The grass isn't always greener elsewhere. If you've got someone who looks at you like a fat kid looks at chocolate cake,  you better hold on tight. It doesn't get much better. If your sex life is suffering,  talk about it. Spice it up a little. If you're feeling smothered,  take a girls trip. Keep your legs closed,  but go. We all have our moments when we feel trapped. How you handle it,  is what defines the future of the relationship.

I can't tell you how to make a marriage work or even a relationship,  because truth is,  I'm single. Haven't had a successful one yet. I can share what will cause it to fail. I can tell a million mistakes to avoid, and that my dear,  is better than anything on earth,  in my southern opinion.

Don't yell at your spouse. Don't talk down to them. They're your partner. Talk to them,  like an adult. If you're irritated,  drink a glass of wine to loosen up first. But,  talk about whatever is bothering you.

Don't argue. I heard Bill Envall say once,  "if you want to argue,  ok, but we've got ya be naked first." Not an adult out there can do it. You're not mature enough. And if you are,  fine. Do 10 jumping jacks naked with your naked spouse. Then fight about it. Never gonna happen. Problem solved. You now have a new joke.

Don't stop wearing/buying lingerie. Keep it spicy. Shake things up now and then. Hang a note on the door that says "get naked," for when they come home. Anything to keep the love alive.

Send the kids to grandma's for a night. We all need a break now and then. Take a night off. Go out. Do something other than dinner and a movie.

Don't lose the affection. For goodness sake,  touch her. Hold her hand. Rub her feet. Kids her neck, shoulder,  arm, hand etc. Just let her know she's wanted. It doesn't have to always lead to sex. Just make your partner feel sexy.

Give compliments. Positive vibes yield positive results. I don't care if he forgot the garbage on the way out the door. Did he look amazing when he walked out?  Tell him. So what if he's all sweaty from mowing the lawn. Tell him he did a great job,  and give him a hug.

Do not EVER sleep in a separate room. Sleep together always. And don't go to bed angry. Work it out, whatever it takes.

Eat dinner as a family. Talk about the highs and lows. Family bonding cannot happen with the tv on. Put the phones away and talk to each other.

Don't poop with the door open. That's not a cute memory any way you swing it.

Don't let yourself go. We all put on a few pounds. Having children changes our bodies. That doesn't mean you stop shaving. Love the skin you're in but make it appealing to them as well. Yoga pants are comfy,  but every now and then put on a dress,  makeup and heels and be a different kind of beautiful.

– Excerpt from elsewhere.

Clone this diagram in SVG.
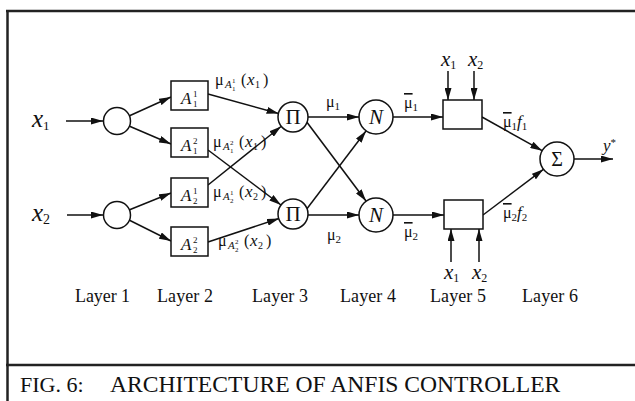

Be kind. Not many just love their in laws. Visit them anyways. Go to that cake decorating class she's been raving about. Go to the gun range,  even tho you don't think you'll enjoy it. You may be surprised. Stop complaining and just do it,  because you love your partner.

Be honest. Sometimes it hurts. Do it anyways.

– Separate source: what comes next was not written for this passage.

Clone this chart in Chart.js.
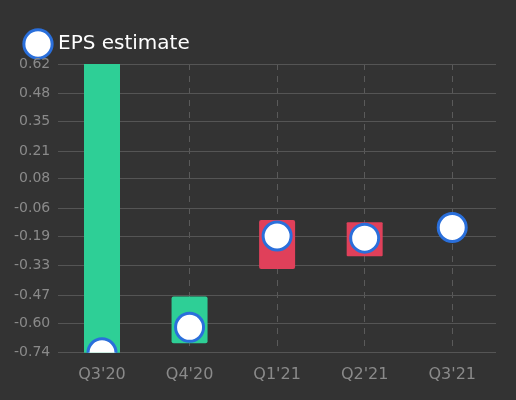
<!DOCTYPE html>
<html><head><meta charset="utf-8">
<script src="https://cdn.jsdelivr.net/npm/chart.js@4"></script>
<style>html,body{margin:0;background:#333333;}#w{width:516px;height:400px;}</style>
</head><body><div id="w"><canvas id="c"></canvas></div>
<script>
const categories = ["Q3'20","Q4'20","Q1'21","Q2'21","Q3'21"];
const estimates = [-0.74, -0.62, -0.19, -0.20, -0.15];
const actuals = [0.62, -0.55, -0.27, -0.21, null];
const yTicks = [0.62,0.48,0.35,0.21,0.08,-0.06,-0.19,-0.33,-0.47,-0.60,-0.74];

const bars = categories.map((c,i)=> actuals[i]==null ? null : [estimates[i], actuals[i]]);
const barColors = categories.map((c,i)=> actuals[i]!=null && actuals[i] >= estimates[i] ? '#2ecf96' : '#e0405a');

new Chart(document.getElementById('c'), {
  type:'bar',
  data: {
    labels: categories,
    datasets: [
      { type:'line', showLine:false, label:'EPS estimate', data: estimates, backgroundColor:'#ffffff', borderColor:'#2a6fdb',
        borderWidth:3, pointRadius:14, pointHoverRadius:14, order:0 },
      { type:'bar', label:'actual', data: bars, backgroundColor: barColors, barThickness:4, inflateAmount:16,
        borderRadius:18, borderSkipped:false, order:1 }
    ]
  },
  options: {
    responsive:true, maintainAspectRatio:false, animation:false,
    layout:{padding:{left:6,right:20,top:12,bottom:4}},
    plugins:{
      legend:{ align:'start', labels:{ filter:(it)=>it.text==='EPS estimate', usePointStyle:true, color:'#ffffff',
        boxHeight:28, font:{size:20, family:'DejaVu Sans'}, padding:22 } },
      tooltip:{enabled:false}
    },
    scales:{
      x:{ offset:true, grid:{ offset:false, color:'#5a5a5a', drawTicks:false }, border:{display:false, dash:[6,6]},
          ticks:{ color:'#8a8a8a', font:{size:16, family:'DejaVu Sans'}, padding:12 } },
      y:{ min:-0.74, max:0.62, afterBuildTicks:(ax)=>{ ax.ticks = yTicks.map(v=>({value:v})); },
          grid:{ color:'#555555', drawTicks:false }, border:{display:false},
          ticks:{ color:'#8a8a8a', font:{size:14, family:'DejaVu Sans'}, padding:8,
                  callback:(v)=>v.toFixed(2) } }
    }
  }
});
</script></body></html>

Don't lose that sparkle. The ability to stay young forever is one that many lose,  far before their youth is gone. Don't grow old, no matter how much you age. Run around the yard. Build a fort. Have a pillow fight. Stay young forever.

I guess to sum it up, remember what it was like to be dating, when you never farted in front of her,  you always had clean underwear, you were polite even tho you were dying. Don't lose that. Give everything you have to continue winning his/her heart. That's the only way you'll keep it. But above all else,  never stop laughing. The magic dies right after the laughter. If you cannot find comedic relief in the mundane moments of life,  God help you. Take the family to Walmart to people watch. You'll find a reason to laugh there.

There's no secret to success,  but at the end of the day,  it's about giving everything you've got. Today people don't do that. They give up, because it's easy. Don't give up. You loved them once. And remember, they don't make em they used to. You get a good one,  Lord help you to realize it.